### DATASET CONTENT

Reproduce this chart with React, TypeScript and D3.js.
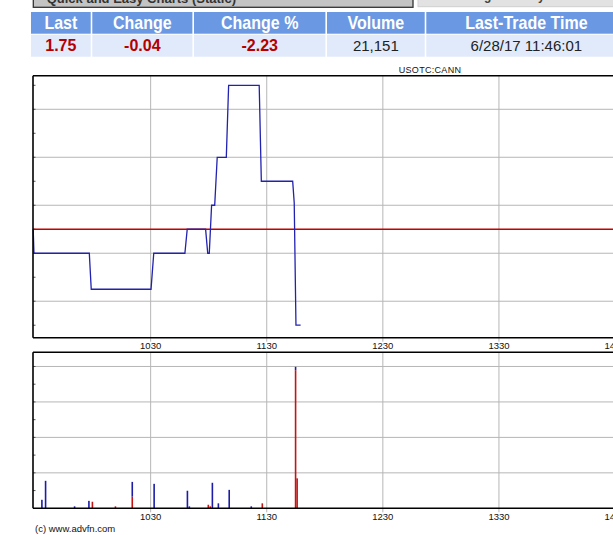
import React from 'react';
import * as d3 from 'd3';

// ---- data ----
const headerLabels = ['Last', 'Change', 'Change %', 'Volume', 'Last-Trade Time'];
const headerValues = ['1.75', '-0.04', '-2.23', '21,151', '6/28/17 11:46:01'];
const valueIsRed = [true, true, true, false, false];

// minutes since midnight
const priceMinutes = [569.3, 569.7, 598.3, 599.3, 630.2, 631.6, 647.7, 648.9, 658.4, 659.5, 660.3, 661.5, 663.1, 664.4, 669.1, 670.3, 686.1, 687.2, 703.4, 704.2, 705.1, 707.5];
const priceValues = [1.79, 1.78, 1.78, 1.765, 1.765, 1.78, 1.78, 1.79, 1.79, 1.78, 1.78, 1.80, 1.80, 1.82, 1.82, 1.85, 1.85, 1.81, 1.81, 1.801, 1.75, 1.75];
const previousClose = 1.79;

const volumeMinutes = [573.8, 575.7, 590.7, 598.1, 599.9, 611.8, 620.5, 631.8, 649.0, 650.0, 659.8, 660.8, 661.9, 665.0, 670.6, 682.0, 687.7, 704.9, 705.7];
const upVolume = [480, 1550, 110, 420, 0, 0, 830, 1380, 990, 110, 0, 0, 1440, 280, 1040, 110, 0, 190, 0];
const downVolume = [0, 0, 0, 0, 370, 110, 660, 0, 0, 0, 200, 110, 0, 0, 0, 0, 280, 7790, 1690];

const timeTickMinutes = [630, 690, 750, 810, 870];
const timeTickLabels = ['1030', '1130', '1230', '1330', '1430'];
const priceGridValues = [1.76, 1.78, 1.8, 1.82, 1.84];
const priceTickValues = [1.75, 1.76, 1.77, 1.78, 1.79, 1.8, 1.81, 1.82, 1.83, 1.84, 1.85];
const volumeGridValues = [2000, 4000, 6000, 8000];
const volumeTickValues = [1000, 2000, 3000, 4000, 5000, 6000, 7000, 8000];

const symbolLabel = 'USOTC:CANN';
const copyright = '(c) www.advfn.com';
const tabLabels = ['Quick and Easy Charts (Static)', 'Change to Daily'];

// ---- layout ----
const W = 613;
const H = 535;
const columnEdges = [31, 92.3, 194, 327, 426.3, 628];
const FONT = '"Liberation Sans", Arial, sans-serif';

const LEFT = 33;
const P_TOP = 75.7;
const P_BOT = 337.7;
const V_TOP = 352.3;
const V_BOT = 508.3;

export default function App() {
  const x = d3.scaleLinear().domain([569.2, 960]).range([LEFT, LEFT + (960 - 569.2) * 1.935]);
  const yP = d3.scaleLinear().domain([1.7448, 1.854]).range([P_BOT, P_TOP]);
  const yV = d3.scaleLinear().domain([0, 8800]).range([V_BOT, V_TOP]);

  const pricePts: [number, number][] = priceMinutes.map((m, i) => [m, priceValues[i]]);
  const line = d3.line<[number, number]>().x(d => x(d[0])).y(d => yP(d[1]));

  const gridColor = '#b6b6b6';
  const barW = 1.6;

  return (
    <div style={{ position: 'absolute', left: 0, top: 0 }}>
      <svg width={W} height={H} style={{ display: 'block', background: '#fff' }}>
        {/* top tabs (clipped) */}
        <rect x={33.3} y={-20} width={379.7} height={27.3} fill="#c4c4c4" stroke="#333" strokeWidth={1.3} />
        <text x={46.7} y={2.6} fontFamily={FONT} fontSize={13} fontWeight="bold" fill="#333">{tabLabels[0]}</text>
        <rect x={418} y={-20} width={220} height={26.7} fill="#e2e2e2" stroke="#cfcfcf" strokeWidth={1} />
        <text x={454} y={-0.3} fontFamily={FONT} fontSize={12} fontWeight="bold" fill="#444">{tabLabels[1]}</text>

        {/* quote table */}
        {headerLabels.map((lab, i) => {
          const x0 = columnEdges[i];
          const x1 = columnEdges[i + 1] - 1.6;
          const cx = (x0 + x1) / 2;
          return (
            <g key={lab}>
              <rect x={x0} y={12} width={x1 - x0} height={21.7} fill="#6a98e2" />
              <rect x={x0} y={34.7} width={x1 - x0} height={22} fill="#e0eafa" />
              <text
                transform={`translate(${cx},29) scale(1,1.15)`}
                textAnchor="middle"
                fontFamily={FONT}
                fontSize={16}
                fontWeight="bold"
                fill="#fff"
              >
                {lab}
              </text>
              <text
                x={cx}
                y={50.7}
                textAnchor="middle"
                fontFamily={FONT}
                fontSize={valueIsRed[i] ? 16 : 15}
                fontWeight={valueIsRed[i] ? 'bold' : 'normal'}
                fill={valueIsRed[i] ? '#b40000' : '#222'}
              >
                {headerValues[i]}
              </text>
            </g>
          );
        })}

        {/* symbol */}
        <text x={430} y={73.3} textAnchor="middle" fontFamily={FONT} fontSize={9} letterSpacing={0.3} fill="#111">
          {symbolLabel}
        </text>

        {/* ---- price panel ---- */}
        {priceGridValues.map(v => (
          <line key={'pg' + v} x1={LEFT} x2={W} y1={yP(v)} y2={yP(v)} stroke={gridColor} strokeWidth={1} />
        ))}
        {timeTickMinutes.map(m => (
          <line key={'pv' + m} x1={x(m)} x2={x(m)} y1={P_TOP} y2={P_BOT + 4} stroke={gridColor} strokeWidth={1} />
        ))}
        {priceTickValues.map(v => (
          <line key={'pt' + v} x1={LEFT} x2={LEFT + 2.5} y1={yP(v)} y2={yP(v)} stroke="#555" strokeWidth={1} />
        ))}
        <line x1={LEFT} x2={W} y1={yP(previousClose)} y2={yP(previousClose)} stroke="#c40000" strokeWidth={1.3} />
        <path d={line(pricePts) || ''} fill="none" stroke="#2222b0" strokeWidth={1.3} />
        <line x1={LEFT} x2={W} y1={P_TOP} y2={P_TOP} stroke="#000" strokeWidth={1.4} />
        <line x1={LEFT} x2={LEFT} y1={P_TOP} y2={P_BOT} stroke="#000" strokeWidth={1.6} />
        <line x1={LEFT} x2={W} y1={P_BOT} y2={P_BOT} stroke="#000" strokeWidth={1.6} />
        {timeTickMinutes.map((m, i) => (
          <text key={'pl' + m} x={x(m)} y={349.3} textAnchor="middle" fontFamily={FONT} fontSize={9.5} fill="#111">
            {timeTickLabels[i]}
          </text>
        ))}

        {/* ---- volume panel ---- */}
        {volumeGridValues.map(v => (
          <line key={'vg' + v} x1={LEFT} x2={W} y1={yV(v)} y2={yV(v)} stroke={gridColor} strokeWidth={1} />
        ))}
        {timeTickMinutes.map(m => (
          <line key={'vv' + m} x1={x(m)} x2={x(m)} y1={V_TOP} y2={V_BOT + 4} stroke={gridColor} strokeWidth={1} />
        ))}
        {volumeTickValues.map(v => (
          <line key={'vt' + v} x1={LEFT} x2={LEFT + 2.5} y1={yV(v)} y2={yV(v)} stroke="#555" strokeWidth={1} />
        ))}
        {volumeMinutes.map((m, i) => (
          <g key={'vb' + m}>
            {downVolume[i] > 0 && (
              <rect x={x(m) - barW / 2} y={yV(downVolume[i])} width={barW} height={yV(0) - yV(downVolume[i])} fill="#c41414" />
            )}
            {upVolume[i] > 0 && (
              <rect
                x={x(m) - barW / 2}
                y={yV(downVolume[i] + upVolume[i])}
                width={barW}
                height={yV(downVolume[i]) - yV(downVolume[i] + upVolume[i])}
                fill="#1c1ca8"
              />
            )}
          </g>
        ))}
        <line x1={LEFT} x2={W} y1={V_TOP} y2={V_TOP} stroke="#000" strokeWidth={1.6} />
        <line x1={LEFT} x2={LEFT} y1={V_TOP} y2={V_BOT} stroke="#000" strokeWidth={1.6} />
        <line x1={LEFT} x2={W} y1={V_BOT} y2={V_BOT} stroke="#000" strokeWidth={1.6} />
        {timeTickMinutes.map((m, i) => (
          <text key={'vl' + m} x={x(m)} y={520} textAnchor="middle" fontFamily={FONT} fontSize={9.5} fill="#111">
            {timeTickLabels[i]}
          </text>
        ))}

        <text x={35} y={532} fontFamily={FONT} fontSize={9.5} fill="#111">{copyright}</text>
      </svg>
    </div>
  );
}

######

▸ **EXERCISE DESCRIPTION**
Reproduce only the lines from the beginning of the data through the line that contains "const valueIsRed = [true, true, true, false, false];", both included, and please drop the pictures.

▸ **RESULT OF THIS TASK**
Reproduce this chart with React, TypeScript and D3.js.
import React from 'react';
import * as d3 from 'd3';

// ---- data ----
const headerLabels = ['Last', 'Change', 'Change %', 'Volume', 'Last-Trade Time'];
const headerValues = ['1.75', '-0.04', '-2.23', '21,151', '6/28/17 11:46:01'];
const valueIsRed = [true, true, true, false, false];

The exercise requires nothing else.